FUTV
- Country: Costa Rica

Programming
- Picture format: 1080i HDTV (downscaled to 480i for the SDTV feed)

Ownership
- Owner: Teletica Repretel

History
- Launched: February 29, 2020; 6 years ago

= FUTV =

Costa Rican television channel

FUTV is a Costa Rican soccer television channel. It started broadcasting on February 29, 2020 and is a joint operation of Repretel and Teletica.

==History==
On September 28, 2019, Costa Rican media informed that the Teletica and Repretel networks were jointly planning the creation of a dedicated subscription television network dedicated to Costa Rican soccer (the Primera División), having as its expectation starting alongside the 2020-21 season with nine clubs. Facing the rumors given by social media, on October 2, Repretel's president Fernando Contreras, announced that the channel would become reality and discarded the hypothesis of being a joint company, instead, both television companies would serve as providers with their technical equipment and commentators.
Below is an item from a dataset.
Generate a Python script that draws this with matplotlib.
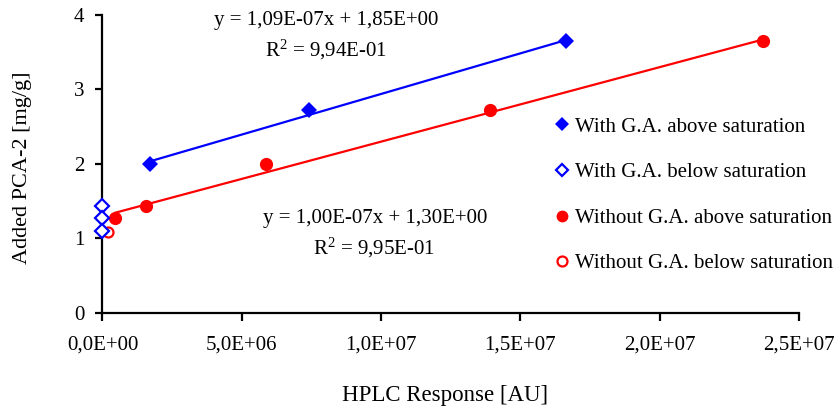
import matplotlib
matplotlib.use("Agg")
import matplotlib.pyplot as plt
from matplotlib.lines import Line2D

plt.rcParams['font.family'] = ['Liberation Serif', 'DejaVu Serif']
plt.rcParams['mathtext.fontset'] = 'custom'
plt.rcParams['mathtext.rm'] = 'Liberation Serif'
plt.rcParams['mathtext.it'] = 'Liberation Serif:italic'

# Data
with_above_x = [1.71e6, 7.40e6, 16.65e6]
with_above_y = [2.00, 2.72, 3.65]
with_below_x = [0.0, 0.0, 0.0]
with_below_y = [1.44, 1.27, 1.10]
without_above_x = [0.46e6, 1.55e6, 5.87e6, 13.9e6, 23.7e6]
without_above_y = [1.27, 1.44, 2.00, 2.72, 3.65]
without_below_x = [0.18e6]
without_below_y = [1.09]

fit_with = (1.09e-07, 1.85)
fit_without = (1.00e-07, 1.30)

x_ticks = [0, 5e6, 1e7, 1.5e7, 2e7, 2.5e7]
x_tick_labels = ["0,0E+00", "5,0E+06", "1,0E+07", "1,5E+07", "2,0E+07", "2,5E+07"]
y_ticks = [0, 1, 2, 3, 4]

labels = ["With G.A. above saturation", "With G.A. below saturation",
          "Without G.A. above saturation", "Without G.A. below saturation"]

BLUE = '#0000FF'
RED = '#FF0000'
FS = 15

fig = plt.figure(figsize=(8.36, 4.12), dpi=100)
ax = fig.add_axes([0.1226, 0.2403, 0.8331, 0.7233])

# trend lines
xs = [min(with_above_x), max(with_above_x)]
ax.plot(xs, [fit_with[0] * v + fit_with[1] for v in xs], color=BLUE, lw=1.6, zorder=2)
xs2 = [min(without_above_x), max(without_above_x)]
ax.plot(xs2, [fit_without[0] * v + fit_without[1] for v in xs2], color=RED, lw=1.6, zorder=2)

ax.plot(with_above_x, with_above_y, 'D', color=BLUE, ms=8.5, mew=0, ls='none', zorder=3, clip_on=False)
ax.plot(with_below_x, with_below_y, 'D', mfc='white', mec=BLUE, ms=6.8, mew=1.6, ls='none', zorder=4, clip_on=False)
ax.plot(without_above_x, without_above_y, 'o', color=RED, ms=9.5, mew=0, ls='none', zorder=3, clip_on=False)
ax.plot(without_below_x, without_below_y, 'o', mfc='white', mec=RED, ms=7.2, mew=1.6, ls='none', zorder=3, clip_on=False)

ax.set_xlim(0, 2.5e7)
ax.set_ylim(0, 4)
ax.set_xticks(x_ticks)
ax.set_xticklabels(x_tick_labels)
ax.set_yticks(y_ticks)
ax.tick_params(axis='both', labelsize=FS, width=1.6, color='black')
ax.tick_params(axis='x', length=6, pad=10)
ax.tick_params(axis='y', length=5, pad=8)
for s in ['top', 'right']:
    ax.spines[s].set_visible(False)
for s in ['left', 'bottom']:
    ax.spines[s].set_linewidth(1.6)

ax.set_xlabel("HPLC Response [AU]", fontsize=16.5)
ax.xaxis.set_label_coords(0.4925, -0.242)
ax.set_ylabel("Added PCA-2 [mg/g]", fontsize=16)
ax.yaxis.set_label_coords(-0.101, 0.488)

# equations
fig.text(326 / 836, 1 - 20 / 412, "y = 1,09E-07x + 1,85E+00", ha='center', va='center', fontsize=FS)
fig.text(326 / 836, 1 - 50 / 412, "R$^2$ = 9,94E-01", ha='center', va='center', fontsize=FS)
fig.text(375 / 836, 1 - 218 / 412, "y = 1,00E-07x + 1,30E+00", ha='center', va='center', fontsize=FS)
fig.text(374 / 836, 1 - 248 / 412, "R$^2$ = 9,95E-01", ha='center', va='center', fontsize=FS)

handles = [
    Line2D([], [], marker='D', color=BLUE, ms=7.5, mew=0, ls='none'),
    Line2D([], [], marker='D', mfc='white', mec=BLUE, ms=6.3, mew=1.6, ls='none'),
    Line2D([], [], marker='o', color=RED, ms=8.5, mew=0, ls='none'),
    Line2D([], [], marker='o', mfc='white', mec=RED, ms=7.2, mew=1.6, ls='none'),
]
fig.legend(handles, labels, loc='upper left', bbox_to_anchor=(556 / 836, 1 - 117 / 412),
           frameon=False, fontsize=FS, handlelength=0.6, handletextpad=0.3,
           labelspacing=1.25, borderpad=0, borderaxespad=0)

fig.savefig("out.png", dpi=100)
On December 13, 2019, it was revealed that the name of the channel would be FUTV and was presented alongside teams, commercial partners of the TV networks and people associated to soccer. Also, it became known that its location would be in Escazú where a specialist who worked with ESPN would assume the project.

On January 23, 2020, the channel was officially launched on cable companies and Teletica and Repretel's teams ceded their television rights. It formally launched on February 29 under the directorate of its president Gabriel Vargas, supporter of director of strategy Rodolfo Travers.